WHAT YOU SHOULD DO:
Repeat, exactly and only, the lines from the beginning of the data through the line with "const yTicks = [-120,-100,-80,-60,-40,-20,0];". Pictures are left out.

SUPPLIED INFORMATION:
━━━━━━━━━━━━━━━━━━━━

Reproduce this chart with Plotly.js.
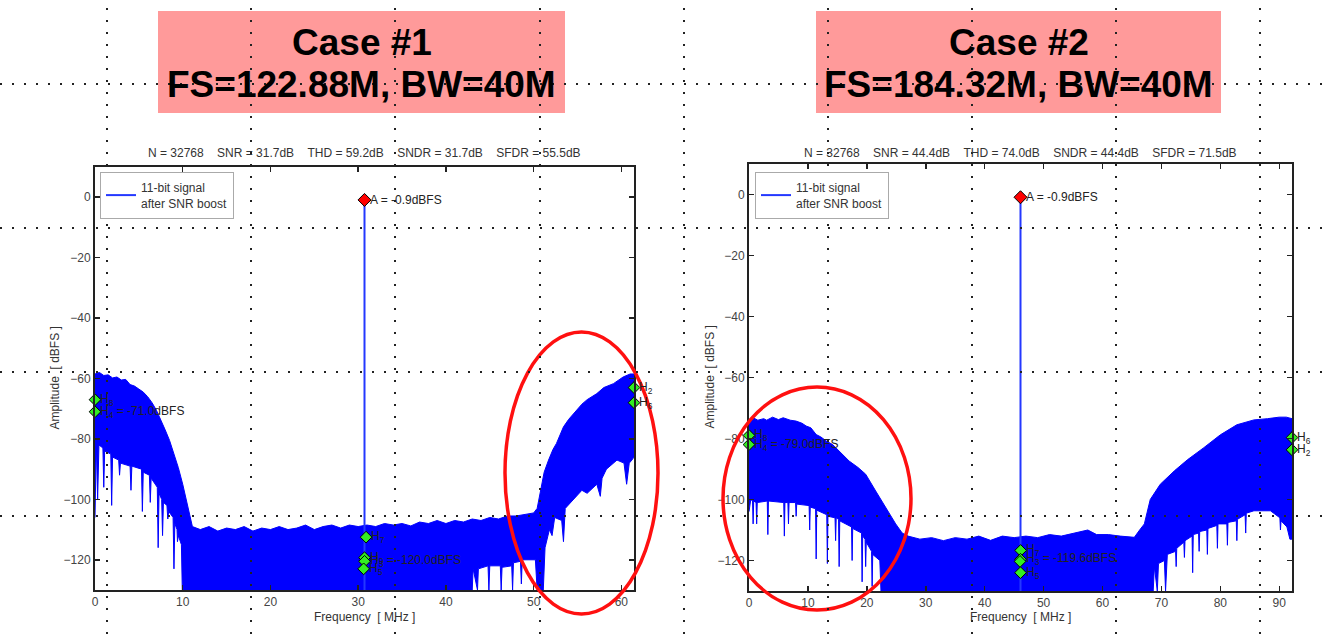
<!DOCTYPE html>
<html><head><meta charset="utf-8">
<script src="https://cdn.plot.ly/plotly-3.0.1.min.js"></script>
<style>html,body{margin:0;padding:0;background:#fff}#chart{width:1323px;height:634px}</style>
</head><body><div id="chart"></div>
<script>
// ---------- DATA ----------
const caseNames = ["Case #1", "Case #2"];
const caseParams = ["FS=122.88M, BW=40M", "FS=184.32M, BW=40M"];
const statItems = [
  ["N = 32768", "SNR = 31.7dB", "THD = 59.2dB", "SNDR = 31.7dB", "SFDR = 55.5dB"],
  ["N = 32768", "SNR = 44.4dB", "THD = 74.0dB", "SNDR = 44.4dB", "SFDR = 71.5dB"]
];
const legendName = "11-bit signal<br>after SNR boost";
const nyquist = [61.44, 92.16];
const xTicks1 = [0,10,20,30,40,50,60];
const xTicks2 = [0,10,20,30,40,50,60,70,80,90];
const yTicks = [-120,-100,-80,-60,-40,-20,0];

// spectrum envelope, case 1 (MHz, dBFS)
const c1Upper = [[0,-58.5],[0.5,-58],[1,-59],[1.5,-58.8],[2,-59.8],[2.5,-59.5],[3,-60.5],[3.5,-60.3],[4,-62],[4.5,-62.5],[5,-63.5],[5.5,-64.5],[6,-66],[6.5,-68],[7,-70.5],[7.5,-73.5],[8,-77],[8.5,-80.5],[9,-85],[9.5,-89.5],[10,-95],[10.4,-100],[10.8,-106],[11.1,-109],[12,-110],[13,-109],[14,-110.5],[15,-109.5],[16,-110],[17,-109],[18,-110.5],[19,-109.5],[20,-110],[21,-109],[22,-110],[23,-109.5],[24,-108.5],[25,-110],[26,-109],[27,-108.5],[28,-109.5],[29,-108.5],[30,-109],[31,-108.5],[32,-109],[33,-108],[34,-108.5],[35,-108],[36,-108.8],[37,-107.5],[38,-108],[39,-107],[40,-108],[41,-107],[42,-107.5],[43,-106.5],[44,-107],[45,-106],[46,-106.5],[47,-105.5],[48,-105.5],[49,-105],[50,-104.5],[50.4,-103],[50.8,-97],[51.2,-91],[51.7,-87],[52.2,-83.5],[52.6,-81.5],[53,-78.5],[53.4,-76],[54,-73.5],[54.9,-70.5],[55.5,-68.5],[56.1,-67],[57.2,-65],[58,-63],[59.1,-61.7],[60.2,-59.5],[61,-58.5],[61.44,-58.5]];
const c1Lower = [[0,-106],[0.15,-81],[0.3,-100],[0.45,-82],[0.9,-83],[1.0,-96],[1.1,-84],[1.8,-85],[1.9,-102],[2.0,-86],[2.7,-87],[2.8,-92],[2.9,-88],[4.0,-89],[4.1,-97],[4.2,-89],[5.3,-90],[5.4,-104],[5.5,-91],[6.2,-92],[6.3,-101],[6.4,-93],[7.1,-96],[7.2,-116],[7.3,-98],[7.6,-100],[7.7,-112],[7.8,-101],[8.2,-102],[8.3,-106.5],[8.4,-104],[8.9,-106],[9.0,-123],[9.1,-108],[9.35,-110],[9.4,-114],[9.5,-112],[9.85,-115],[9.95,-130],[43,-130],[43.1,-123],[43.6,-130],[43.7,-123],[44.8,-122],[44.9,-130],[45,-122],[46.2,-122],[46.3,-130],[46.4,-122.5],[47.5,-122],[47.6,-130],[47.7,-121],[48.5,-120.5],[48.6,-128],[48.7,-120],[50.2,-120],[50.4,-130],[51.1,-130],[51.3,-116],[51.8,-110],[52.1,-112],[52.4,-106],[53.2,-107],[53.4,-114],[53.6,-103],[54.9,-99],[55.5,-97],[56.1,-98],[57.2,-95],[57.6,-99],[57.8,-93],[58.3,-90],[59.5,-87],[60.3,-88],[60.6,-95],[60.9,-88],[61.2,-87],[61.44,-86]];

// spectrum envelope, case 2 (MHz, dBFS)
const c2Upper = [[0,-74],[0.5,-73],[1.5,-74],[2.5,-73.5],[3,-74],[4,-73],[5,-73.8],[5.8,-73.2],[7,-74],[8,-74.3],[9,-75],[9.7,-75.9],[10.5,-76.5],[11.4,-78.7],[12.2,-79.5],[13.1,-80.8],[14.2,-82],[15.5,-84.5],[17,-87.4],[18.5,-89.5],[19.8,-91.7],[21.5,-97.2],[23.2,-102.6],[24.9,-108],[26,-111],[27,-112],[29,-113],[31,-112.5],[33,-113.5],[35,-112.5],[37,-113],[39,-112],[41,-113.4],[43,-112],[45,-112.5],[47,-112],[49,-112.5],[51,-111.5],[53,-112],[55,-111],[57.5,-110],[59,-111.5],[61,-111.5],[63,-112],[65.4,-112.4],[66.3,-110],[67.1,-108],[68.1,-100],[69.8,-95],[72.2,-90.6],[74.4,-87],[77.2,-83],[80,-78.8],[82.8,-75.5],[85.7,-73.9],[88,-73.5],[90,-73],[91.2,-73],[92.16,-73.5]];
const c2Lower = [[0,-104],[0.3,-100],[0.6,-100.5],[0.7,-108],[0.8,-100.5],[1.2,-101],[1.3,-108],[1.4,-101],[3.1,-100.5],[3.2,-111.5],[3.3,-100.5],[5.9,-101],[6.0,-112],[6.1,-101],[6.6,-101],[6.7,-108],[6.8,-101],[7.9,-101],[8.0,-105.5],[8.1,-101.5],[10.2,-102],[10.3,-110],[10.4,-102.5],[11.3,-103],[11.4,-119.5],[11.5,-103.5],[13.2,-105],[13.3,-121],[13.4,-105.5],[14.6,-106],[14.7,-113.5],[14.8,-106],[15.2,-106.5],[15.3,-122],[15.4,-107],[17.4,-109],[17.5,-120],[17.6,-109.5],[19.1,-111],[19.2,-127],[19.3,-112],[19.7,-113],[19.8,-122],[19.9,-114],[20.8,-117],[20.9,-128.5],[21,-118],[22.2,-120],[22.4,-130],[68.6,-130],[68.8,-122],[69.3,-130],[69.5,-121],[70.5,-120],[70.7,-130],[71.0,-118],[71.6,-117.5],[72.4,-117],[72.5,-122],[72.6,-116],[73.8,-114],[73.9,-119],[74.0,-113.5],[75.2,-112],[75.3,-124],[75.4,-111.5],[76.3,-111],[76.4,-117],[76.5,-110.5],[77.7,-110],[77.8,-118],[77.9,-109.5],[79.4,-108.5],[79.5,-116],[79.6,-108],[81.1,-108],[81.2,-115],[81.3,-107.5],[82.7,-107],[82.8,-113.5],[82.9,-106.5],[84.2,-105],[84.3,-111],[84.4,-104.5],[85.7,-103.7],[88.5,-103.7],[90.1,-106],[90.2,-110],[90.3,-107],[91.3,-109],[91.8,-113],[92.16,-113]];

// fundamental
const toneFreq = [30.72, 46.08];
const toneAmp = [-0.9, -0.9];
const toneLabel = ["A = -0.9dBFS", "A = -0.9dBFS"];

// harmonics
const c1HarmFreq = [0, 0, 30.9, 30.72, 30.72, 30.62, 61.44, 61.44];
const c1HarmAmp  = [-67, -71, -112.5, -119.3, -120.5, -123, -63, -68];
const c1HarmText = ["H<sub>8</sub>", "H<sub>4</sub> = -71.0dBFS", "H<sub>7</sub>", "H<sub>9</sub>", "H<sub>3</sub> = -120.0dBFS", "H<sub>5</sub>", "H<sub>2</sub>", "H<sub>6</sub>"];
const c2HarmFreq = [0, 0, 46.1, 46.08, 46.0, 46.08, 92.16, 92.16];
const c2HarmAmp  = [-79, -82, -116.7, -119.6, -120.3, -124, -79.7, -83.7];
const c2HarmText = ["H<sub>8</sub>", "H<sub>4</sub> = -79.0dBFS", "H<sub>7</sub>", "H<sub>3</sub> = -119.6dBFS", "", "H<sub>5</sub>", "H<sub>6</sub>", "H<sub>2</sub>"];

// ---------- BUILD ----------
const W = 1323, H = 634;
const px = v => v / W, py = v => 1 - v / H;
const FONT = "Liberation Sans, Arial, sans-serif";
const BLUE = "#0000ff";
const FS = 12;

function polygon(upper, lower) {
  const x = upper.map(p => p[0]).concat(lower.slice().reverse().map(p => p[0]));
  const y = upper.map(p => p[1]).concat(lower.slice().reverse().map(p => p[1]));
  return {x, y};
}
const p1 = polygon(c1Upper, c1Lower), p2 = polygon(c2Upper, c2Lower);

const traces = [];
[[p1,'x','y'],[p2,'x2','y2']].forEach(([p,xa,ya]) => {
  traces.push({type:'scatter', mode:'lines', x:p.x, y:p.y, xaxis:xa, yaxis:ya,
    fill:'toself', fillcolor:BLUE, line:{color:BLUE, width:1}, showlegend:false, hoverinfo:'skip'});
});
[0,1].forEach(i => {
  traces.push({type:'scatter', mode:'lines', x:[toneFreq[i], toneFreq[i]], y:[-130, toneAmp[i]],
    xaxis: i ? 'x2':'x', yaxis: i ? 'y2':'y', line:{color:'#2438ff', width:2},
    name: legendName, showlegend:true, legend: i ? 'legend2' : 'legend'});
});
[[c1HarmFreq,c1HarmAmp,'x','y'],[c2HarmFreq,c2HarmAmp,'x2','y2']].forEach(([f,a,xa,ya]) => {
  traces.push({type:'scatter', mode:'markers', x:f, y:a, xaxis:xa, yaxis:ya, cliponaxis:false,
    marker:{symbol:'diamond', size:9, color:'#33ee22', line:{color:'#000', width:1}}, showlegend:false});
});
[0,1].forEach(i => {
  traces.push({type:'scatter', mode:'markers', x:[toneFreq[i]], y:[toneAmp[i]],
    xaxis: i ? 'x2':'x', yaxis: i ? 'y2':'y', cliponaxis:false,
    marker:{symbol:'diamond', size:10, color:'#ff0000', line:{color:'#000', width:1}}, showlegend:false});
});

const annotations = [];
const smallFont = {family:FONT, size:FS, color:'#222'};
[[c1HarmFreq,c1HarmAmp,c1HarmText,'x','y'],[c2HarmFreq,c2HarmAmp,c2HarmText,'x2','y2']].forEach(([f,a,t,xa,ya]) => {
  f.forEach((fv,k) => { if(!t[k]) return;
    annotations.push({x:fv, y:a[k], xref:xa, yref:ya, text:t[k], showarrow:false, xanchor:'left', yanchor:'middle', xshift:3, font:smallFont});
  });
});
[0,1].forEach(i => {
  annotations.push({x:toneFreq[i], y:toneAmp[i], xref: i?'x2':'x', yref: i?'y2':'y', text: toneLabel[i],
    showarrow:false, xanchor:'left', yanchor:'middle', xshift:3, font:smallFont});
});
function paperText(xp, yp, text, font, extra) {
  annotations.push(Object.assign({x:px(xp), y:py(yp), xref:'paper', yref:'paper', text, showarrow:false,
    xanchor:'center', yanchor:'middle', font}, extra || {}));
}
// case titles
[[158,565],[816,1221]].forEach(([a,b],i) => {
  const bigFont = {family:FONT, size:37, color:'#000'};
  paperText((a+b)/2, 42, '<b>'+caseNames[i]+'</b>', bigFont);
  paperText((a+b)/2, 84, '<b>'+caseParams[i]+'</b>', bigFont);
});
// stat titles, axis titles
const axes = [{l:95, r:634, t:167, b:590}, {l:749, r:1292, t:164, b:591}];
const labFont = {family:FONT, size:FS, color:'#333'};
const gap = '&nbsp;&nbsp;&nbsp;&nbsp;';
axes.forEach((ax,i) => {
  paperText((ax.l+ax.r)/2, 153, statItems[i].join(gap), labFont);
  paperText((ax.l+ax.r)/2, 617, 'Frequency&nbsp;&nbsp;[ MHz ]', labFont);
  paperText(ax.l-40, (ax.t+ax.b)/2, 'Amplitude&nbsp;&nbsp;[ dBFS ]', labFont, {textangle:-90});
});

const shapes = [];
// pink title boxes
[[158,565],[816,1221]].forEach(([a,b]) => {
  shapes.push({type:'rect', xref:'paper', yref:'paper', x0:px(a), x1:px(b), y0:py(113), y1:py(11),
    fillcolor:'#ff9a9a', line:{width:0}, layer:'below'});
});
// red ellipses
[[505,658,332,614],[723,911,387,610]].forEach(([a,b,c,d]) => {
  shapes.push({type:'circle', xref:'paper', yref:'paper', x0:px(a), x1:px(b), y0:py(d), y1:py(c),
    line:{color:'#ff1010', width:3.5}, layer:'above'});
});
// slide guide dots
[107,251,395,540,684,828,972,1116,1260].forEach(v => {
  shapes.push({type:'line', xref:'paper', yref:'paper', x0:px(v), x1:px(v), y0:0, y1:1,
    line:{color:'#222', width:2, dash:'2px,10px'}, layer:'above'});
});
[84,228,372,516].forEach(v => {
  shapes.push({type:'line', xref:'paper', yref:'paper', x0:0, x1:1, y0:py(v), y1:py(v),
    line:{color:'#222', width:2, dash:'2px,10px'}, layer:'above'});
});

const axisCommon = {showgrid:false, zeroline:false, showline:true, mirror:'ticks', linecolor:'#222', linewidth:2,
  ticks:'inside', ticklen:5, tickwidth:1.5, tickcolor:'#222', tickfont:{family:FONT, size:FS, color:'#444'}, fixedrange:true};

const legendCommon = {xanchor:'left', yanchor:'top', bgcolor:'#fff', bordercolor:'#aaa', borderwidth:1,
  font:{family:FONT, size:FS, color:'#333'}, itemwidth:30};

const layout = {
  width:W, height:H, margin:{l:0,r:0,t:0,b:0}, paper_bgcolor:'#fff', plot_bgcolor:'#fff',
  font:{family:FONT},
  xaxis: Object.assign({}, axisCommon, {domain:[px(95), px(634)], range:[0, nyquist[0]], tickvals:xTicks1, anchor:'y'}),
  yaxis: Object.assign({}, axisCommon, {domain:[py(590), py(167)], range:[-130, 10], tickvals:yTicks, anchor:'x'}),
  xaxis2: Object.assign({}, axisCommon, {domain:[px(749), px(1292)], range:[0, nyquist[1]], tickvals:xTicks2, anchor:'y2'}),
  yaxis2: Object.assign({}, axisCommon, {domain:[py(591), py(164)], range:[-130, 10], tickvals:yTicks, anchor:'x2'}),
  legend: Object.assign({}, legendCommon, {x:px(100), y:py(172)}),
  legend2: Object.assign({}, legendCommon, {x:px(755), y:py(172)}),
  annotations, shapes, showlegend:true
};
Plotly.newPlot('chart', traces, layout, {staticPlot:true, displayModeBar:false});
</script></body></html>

━━━━━━━━━━━━━━━━━━━━

THE COMPLETED TASK:
Reproduce this chart with Plotly.js.
<!DOCTYPE html>
<html><head><meta charset="utf-8">
<script src="https://cdn.plot.ly/plotly-3.0.1.min.js"></script>
<style>html,body{margin:0;padding:0;background:#fff}#chart{width:1323px;height:634px}</style>
</head><body><div id="chart"></div>
<script>
// ---------- DATA ----------
const caseNames = ["Case #1", "Case #2"];
const caseParams = ["FS=122.88M, BW=40M", "FS=184.32M, BW=40M"];
const statItems = [
  ["N = 32768", "SNR = 31.7dB", "THD = 59.2dB", "SNDR = 31.7dB", "SFDR = 55.5dB"],
  ["N = 32768", "SNR = 44.4dB", "THD = 74.0dB", "SNDR = 44.4dB", "SFDR = 71.5dB"]
];
const legendName = "11-bit signal<br>after SNR boost";
const nyquist = [61.44, 92.16];
const xTicks1 = [0,10,20,30,40,50,60];
const xTicks2 = [0,10,20,30,40,50,60,70,80,90];
const yTicks = [-120,-100,-80,-60,-40,-20,0];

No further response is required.